WHAT YOU HAVE TO DO:
Determine how many lines of the data below contain "chart", then give only that number.

╔══

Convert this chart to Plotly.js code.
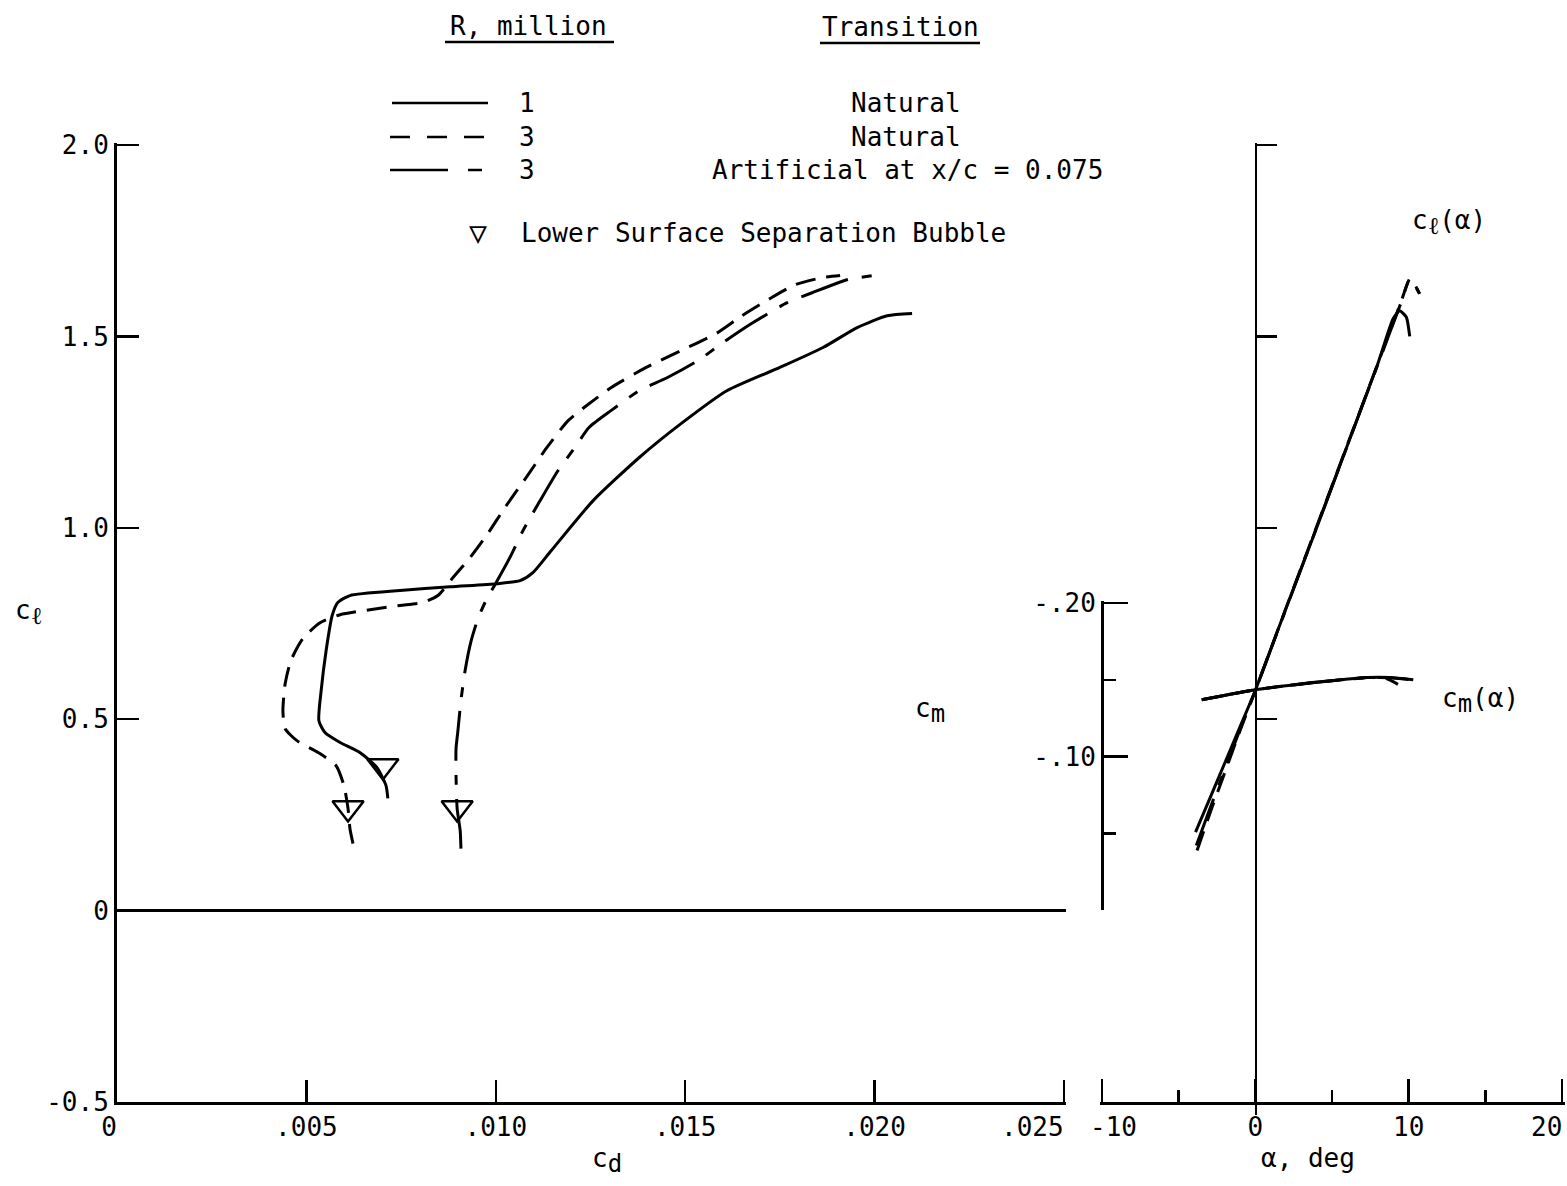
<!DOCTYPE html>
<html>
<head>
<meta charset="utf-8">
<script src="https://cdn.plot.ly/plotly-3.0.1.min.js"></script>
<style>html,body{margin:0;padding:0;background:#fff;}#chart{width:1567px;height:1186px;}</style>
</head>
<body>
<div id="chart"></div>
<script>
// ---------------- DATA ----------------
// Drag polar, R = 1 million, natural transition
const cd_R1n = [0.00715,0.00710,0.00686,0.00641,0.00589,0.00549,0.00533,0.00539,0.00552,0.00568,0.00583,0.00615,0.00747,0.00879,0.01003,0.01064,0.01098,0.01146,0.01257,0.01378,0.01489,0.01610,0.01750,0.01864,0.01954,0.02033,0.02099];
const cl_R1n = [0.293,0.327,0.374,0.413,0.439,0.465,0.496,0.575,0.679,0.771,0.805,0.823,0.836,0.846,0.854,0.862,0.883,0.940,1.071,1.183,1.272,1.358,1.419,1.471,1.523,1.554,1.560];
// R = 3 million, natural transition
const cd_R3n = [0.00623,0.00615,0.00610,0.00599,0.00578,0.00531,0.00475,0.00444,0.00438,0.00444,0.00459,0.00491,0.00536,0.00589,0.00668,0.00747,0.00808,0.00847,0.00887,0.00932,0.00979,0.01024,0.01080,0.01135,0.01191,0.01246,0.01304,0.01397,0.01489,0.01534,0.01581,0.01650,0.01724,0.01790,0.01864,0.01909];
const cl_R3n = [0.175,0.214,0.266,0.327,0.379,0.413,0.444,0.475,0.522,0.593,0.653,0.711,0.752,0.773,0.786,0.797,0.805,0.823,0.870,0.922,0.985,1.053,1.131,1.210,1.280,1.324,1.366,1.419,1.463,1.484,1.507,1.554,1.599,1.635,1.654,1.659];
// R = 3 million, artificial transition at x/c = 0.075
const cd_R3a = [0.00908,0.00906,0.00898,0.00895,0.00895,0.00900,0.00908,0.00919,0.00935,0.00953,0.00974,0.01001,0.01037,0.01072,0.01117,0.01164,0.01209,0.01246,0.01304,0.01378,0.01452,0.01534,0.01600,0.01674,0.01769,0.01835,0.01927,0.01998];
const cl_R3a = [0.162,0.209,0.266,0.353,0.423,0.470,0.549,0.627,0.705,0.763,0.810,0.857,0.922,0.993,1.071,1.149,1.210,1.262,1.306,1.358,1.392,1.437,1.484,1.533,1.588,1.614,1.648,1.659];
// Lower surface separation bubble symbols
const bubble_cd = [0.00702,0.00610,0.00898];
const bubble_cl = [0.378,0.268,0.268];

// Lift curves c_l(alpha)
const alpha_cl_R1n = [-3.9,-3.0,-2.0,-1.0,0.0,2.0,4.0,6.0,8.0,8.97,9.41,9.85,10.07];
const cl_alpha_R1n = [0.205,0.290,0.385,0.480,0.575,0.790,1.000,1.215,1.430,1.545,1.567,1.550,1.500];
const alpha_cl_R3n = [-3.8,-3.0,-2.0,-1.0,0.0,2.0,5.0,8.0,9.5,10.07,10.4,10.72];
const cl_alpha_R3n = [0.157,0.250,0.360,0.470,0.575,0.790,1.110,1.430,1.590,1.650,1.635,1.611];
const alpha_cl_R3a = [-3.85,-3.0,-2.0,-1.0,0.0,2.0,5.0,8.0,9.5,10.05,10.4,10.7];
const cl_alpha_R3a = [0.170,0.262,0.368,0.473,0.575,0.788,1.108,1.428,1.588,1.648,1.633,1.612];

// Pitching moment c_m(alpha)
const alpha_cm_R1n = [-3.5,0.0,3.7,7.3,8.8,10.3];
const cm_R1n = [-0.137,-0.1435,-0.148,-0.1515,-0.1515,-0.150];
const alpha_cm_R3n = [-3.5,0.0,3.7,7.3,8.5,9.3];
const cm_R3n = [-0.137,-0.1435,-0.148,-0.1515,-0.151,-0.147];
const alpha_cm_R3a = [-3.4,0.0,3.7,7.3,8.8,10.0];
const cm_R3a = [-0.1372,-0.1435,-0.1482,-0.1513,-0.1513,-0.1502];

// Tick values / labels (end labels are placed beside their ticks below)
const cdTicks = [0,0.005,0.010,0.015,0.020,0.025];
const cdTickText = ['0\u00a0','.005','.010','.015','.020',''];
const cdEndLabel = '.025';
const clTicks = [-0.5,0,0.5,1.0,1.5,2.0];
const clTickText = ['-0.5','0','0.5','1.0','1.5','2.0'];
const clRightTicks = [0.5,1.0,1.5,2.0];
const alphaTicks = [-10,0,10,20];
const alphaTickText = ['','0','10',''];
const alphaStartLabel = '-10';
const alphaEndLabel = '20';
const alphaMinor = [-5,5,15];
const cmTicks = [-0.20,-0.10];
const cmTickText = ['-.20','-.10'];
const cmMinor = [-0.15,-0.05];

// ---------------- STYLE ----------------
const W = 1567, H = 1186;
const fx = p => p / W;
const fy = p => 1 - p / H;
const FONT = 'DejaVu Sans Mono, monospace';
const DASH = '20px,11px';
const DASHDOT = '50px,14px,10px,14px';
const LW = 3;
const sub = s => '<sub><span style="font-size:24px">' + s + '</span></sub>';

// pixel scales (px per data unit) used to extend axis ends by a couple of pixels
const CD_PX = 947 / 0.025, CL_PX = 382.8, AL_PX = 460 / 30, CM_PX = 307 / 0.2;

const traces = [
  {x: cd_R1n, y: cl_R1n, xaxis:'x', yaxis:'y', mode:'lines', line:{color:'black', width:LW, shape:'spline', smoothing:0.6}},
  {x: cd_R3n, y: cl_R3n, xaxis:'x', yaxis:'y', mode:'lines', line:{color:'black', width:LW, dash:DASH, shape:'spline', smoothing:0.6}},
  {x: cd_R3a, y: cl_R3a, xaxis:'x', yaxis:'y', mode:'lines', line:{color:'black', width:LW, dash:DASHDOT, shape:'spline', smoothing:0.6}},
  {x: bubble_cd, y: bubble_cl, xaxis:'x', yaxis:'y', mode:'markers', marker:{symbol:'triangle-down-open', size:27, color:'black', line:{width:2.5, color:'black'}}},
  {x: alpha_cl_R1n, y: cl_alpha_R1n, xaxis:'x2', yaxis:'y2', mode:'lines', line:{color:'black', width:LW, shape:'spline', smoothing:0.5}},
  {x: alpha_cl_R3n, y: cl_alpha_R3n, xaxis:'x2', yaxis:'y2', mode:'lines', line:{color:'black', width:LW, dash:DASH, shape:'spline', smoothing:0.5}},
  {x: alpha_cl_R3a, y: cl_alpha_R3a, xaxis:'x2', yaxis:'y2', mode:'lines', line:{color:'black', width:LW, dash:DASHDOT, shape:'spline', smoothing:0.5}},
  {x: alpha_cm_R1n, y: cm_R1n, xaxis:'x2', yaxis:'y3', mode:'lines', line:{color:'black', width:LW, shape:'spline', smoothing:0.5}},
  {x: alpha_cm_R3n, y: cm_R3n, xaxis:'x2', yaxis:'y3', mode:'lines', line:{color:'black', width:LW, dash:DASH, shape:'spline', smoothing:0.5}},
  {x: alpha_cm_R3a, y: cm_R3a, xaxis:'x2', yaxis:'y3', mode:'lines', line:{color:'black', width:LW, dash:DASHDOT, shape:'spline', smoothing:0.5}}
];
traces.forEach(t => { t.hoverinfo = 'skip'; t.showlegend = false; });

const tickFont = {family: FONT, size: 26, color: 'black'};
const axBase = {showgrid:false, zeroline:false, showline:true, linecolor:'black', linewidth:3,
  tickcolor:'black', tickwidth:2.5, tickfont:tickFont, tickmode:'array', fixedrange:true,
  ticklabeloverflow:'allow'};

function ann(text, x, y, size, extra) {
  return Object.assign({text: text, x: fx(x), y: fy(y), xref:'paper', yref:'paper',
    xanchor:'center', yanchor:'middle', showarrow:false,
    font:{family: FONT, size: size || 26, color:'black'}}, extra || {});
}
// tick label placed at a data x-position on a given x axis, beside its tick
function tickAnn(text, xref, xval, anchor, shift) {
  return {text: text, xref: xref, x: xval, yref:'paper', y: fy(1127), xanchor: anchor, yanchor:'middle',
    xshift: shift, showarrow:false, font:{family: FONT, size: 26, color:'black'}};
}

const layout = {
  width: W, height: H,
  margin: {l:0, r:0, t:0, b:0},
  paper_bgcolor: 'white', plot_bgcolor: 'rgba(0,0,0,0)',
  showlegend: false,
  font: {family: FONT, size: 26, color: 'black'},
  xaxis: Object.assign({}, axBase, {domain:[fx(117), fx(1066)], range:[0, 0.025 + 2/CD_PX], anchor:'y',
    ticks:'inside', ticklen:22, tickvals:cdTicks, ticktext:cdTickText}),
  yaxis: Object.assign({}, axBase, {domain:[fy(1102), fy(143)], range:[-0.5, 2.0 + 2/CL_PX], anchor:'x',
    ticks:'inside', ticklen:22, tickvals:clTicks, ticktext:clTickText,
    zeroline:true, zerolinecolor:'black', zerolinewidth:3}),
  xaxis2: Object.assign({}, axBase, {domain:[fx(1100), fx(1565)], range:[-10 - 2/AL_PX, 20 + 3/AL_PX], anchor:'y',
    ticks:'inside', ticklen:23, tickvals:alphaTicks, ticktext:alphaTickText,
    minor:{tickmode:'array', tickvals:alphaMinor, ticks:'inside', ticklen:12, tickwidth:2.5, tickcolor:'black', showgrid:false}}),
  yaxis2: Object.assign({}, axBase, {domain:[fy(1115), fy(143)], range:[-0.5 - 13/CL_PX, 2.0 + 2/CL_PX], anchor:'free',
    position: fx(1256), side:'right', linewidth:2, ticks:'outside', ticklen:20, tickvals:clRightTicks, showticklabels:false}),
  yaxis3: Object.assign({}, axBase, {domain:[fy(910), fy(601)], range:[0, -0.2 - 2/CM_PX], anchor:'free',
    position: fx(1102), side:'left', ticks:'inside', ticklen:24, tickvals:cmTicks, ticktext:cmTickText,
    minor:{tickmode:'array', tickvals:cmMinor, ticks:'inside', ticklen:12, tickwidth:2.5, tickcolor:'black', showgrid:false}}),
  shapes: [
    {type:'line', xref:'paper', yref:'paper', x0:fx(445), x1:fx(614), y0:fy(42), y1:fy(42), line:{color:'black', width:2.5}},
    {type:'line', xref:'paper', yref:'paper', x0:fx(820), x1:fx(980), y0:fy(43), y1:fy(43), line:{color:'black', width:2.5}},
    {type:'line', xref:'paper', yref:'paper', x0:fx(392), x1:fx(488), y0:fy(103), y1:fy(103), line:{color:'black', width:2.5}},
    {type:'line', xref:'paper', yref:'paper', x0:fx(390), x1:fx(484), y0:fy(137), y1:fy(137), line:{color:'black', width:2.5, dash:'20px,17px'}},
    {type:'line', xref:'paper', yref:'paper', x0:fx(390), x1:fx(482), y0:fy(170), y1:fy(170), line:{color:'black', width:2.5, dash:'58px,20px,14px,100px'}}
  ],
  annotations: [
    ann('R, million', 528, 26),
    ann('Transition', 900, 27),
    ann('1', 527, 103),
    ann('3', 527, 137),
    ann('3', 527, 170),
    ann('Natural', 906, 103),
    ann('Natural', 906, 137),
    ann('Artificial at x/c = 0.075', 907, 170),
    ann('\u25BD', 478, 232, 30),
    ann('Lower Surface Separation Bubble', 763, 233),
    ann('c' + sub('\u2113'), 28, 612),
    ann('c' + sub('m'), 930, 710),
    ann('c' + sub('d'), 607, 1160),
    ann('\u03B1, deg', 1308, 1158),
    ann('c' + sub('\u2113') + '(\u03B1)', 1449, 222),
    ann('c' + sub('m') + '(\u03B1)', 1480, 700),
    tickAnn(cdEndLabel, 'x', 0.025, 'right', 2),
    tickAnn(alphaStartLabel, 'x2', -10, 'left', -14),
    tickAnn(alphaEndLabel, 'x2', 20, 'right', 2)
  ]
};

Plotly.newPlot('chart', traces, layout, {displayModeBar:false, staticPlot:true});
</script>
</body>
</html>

╚══

ANSWER BELOW:
4